Here, we find a wonderful subtlety. The rate of precession predicted for a quantum spin due to this direct coupling ($\vec{\Omega}_{spin} = \vec{B}_g$) is twice the rate of precession for a classical gyroscope ($\vec{\Omega}_{gyro} = \frac{1}{2}\vec{B}_g$). Why the difference? A classical gyroscope precesses because it's trying to point in a fixed direction while the reference frame itself is being dragged. A quantum spin, however, has an additional, direct interaction with the curvature of spacetime, which is analogous to the electron's "anomalous" g-factor of 2 in electromagnetism. The fact that these two rates are different tells us that we are probing a deeper layer of reality, where the very nature of an object—whether it's a classical gyroscope or a fundamental quantum particle—determines how it experiences the geometry of spacetime.

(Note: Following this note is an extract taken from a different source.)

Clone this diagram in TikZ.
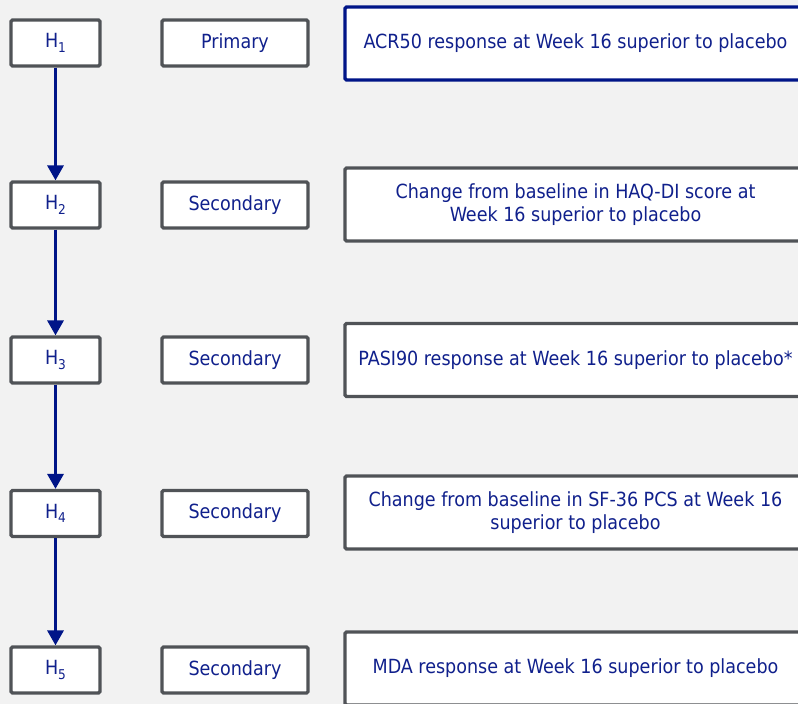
\documentclass[tikz,border=0pt]{standalone}
\usepackage{fontspec}
\setmainfont{DejaVu Sans Condensed}
\usetikzlibrary{arrows.meta}
\definecolor{navyline}{RGB}{0,21,136}
\definecolor{navytext}{RGB}{16,32,140}
\definecolor{boxgray}{RGB}{80,83,87}
\definecolor{paper}{RGB}{242,242,242}
\newcommand{\hyplabel}[1]{H\raisebox{-4.5bp}{\fontsize{13.5bp}{13.5bp}\selectfont #1}}

\begin{document}
\begin{tikzpicture}[
        x=1bp, y=-1bp,
        base/.style={draw=boxgray, line width=3.2bp, fill=white, rounded corners=1.5bp,
                text=navytext, align=center, inner sep=0pt,
                font=\fontsize{19.5bp}{23.3bp}\selectfont}, % общий стиль рамок
        hyp/.style={base, minimum width=89bp, minimum height=46bp},
        level/.style={base, minimum width=146bp, minimum height=46bp},
        claim/.style={base, minimum width=461bp, minimum height=73bp},
        flow/.style={draw=navyline, line width=3.2bp, -{Triangle[width=16bp,length=15bp]}},
    ]
    \clip (0,0) rectangle (798,704);
    \fill[paper] (0,0) rectangle (798,704);

    % гипотезы
    \node[hyp] (h1) at (55.5,43) {\hyplabel{1}};
    \node[hyp] (h2) at (55.5,205) {\hyplabel{2}};
    \node[hyp] (h3) at (55.5,360) {\hyplabel{3}};
    \node[hyp] (h4) at (55.5,513.5) {\hyplabel{4}};
    \node[hyp] (h5) at (55.5,670) {\hyplabel{5}};

    % уровень
    \node[level] (l1) at (235,43) {Primary};
    \node[level] (l2) at (235,205) {Secondary};
    \node[level] (l3) at (235,360) {Secondary};
    \node[level] (l4) at (235,513.5) {Secondary};
    \node[level] (l5) at (235,670) {Secondary};

    % конечные точки
    \node[claim, draw=navyline] (c1) at (575.5,43.5) {ACR50 response at Week 16 superior to placebo};
    \node[claim] (c2) at (575.5,204.5) {Change from baseline in HAQ-DI score at\\Week 16 superior to placebo};
    \node[claim] (c3) at (575.5,360) {PASI90 response at Week 16 superior to placebo*};
    \node[claim] (c4) at (575.5,512.5) {Change from baseline in SF-36 PCS at Week 16\\superior to placebo};
    \node[claim] (c5) at (575.5,668.5) {MDA response at Week 16 superior to placebo};

    % порядок проверки
    \foreach \a/\b in {h1/h2, h2/h3, h3/h4, h4/h5}
        \draw[flow] (\a) -- (\b);
\end{tikzpicture}
\end{document}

From the grand waltz of planets and stars to the delicate spin of a single particle, the fingerprints of gravitomagnetism are everywhere we look. It is a testament to the profound unity of physics, where the same beautiful ideas that govern a compass needle can give us clues about the spin of a black hole, the stability of a satellite's orbit, and the fundamental coupling between matter, spacetime, and the quantum realm. The analogy is not just an analogy; it is a doorway to a deeper understanding of the universe.